Question

anyone can? Find the Taylor series expansion of a function of f(z)=z exp(2z) about z = -1 and find the region of convergence.,

Answer 1

you help me? @Jemurray3

Answer 2

Let u = x+1 -> x = u-1
Substitute that in first, and what do you get?

Answer 3

why u = x+1 ??

Answer 4

Because then you expand what you have left around u = 0

Answer 5

substitute to z?

Answer 6

What?

Answer 7

Oh, yeah. Z instead of x, whatever.
u = z+1

Answer 8

ah ok..., then f(u-1)=(u-1) exp(2(u-1)) ?

Answer 9

Yep. Now just expand that in a power series around u = 0. I'll get you started.

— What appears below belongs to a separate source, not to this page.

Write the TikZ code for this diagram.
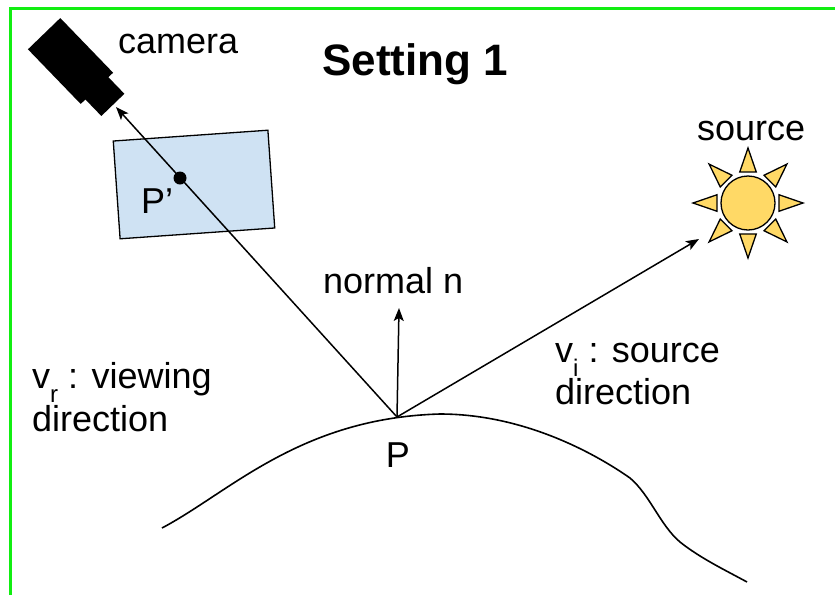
\documentclass[tikz,border=0pt]{standalone}
\usepackage{fontspec}
\setmainfont{Liberation Sans}
\usetikzlibrary{arrows.meta}
\definecolor{frameg}{HTML}{11EE11}
\definecolor{planeblue}{HTML}{CFE2F3}
\definecolor{sunyel}{HTML}{FFD966}
% lowered small index after v
\newcommand{\lsub}[1]{\raisebox{-14pt}{\fontsize{24}{24}\selectfont #1}}
\tikzset{
  lbl/.style={inner sep=0pt, font=\fontsize{36}{43}\selectfont, align=left},
  ray/.style={-{Stealth[length=13pt,width=10pt,inset=3pt]}, line width=1.5pt},
  surf/.style={line width=1.6pt},
  plane/.style={draw, line width=1.3pt, fill=planeblue, inner sep=0pt},
  sunball/.style={circle, draw, line width=1.3pt, fill=sunyel, minimum size=54pt, inner sep=0pt},
  sunray/.style={draw, line width=1.3pt, fill=sunyel, line join=miter},
  greenedge/.style={draw=frameg, line width=3pt},
}
\begin{document}
\begin{tikzpicture}[x=1pt, y=-1pt]
  \useasboundingbox (0,0) rectangle (835,595);
  \draw[greenedge] (10,595) -- (10,8) -- (835,8);

  % camera body and lens
  \begin{scope}[shift={(70.5,61)}, rotate=-46]
    \fill (-38,-22.5) rectangle (38,22.5);
    \fill (37,-16) rectangle (61,16);
  \end{scope}
  \coordinate (cam) at (116,107);

  % image plane
  \node[plane, minimum width=155pt, minimum height=98pt, rotate=4] (img) at (194,184.5) {};

  % surface
  \coordinate (P) at (397,417);
  \draw[surf] (162,528) .. controls (230,492) and (300,418) .. (440,414)
    .. controls (520,414) and (590,450) .. (630,478)
    .. controls (650,495) and (660,525) .. (680,542)
    .. controls (700,558) and (725,570) .. (747,582);

  % sun
  \node[sunball] (sun) at (748,203) {};
  \begin{scope}[shift={(748,203)}]
    \foreach \a in {0,45,...,315}
      \draw[sunray] (\a-15:32) -- (\a:55) -- (\a+15:32) -- cycle;
  \end{scope}
  \coordinate (src) at (699,239);
  \coordinate (ntip) at (399,308);

  % rays from P
  \draw[ray] (P) -- (cam);
  \draw[ray] (P) -- (ntip);
  \draw[ray] (P) -- (src);
  \node[circle, fill, minimum size=13pt, inner sep=0pt] (pimg) at (180,178) {};

  % labels
  \node[lbl, anchor=base west] (camlbl) at (118,53) {camera};
  \node[lbl, anchor=base west, font=\fontsize{44}{50}\selectfont\bfseries] (title) at (322,75) {Setting 1};
  \node[lbl, anchor=base west] (srclbl) at (697,140) {source};
  \node[lbl, anchor=base west] (nlbl) at (323,293) {normal n};
  \node[lbl, anchor=base west, font=\fontsize{36}{43}\selectfont] (vr) at (32,431) {v\lsub{r} : viewing\\direction};
  \node[lbl, anchor=base west, font=\fontsize{36}{39}\selectfont] (vi) at (555,404) {v\lsub{i} : source\\direction};
  \node[lbl, anchor=base] (plbl) at (398,467) {P};
  \node[lbl, anchor=base west] (pplbl) at (141,213) {P’};
\end{tikzpicture}
\end{document}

\[f(u) = e^{-2}\cdot \left( (u-1) \cdot e^{2u}\right) \]
\[ =e^{-2} \cdot(u-1) \cdot \sum \frac{(2u)^n}{n!} \]

Answer 10

i dont know how to expand

Answer 11

Why are you having him make the substitution? That makes the problem no easier and weakens the intuition of what is happening.

Answer 12

have you idea @dfyodor ??

Answer 13

Well, we might as well take it from jemurray3's last equation. What is thee next part of the problem?

Answer 14

the next is find the region of convergence...,

Answer 15

Right, what does that mean?

Answer 16

As in, the definition with equations.

Answer 17

For a power series \[\sum c_n z^n\] converges if and only if \[|z|<R\], and R is called the radius of convergeance.

Answer 18

We know the root test, that is, that \[\sum c_n\] converges if and only if \[\sqrt{c_n}<1\] as n goes to infinity. We also know (presumably) that \[\frac{a^n}{n!}\] converges to zero for any a greater than 0.

Answer 19

I don't feel comfortable giving much more at this point, as I think that should be plenty enough to work out the solution to the problem.

Answer 20

then \the region of convergence |z-1| < 1 ??

Answer 21

@dfyodor I made the substitution because I'd rather that than carry around a whole bunch of (z+1)'s instead. It doesn't weaken anything. It certainly is algebraically easier to expand around zero.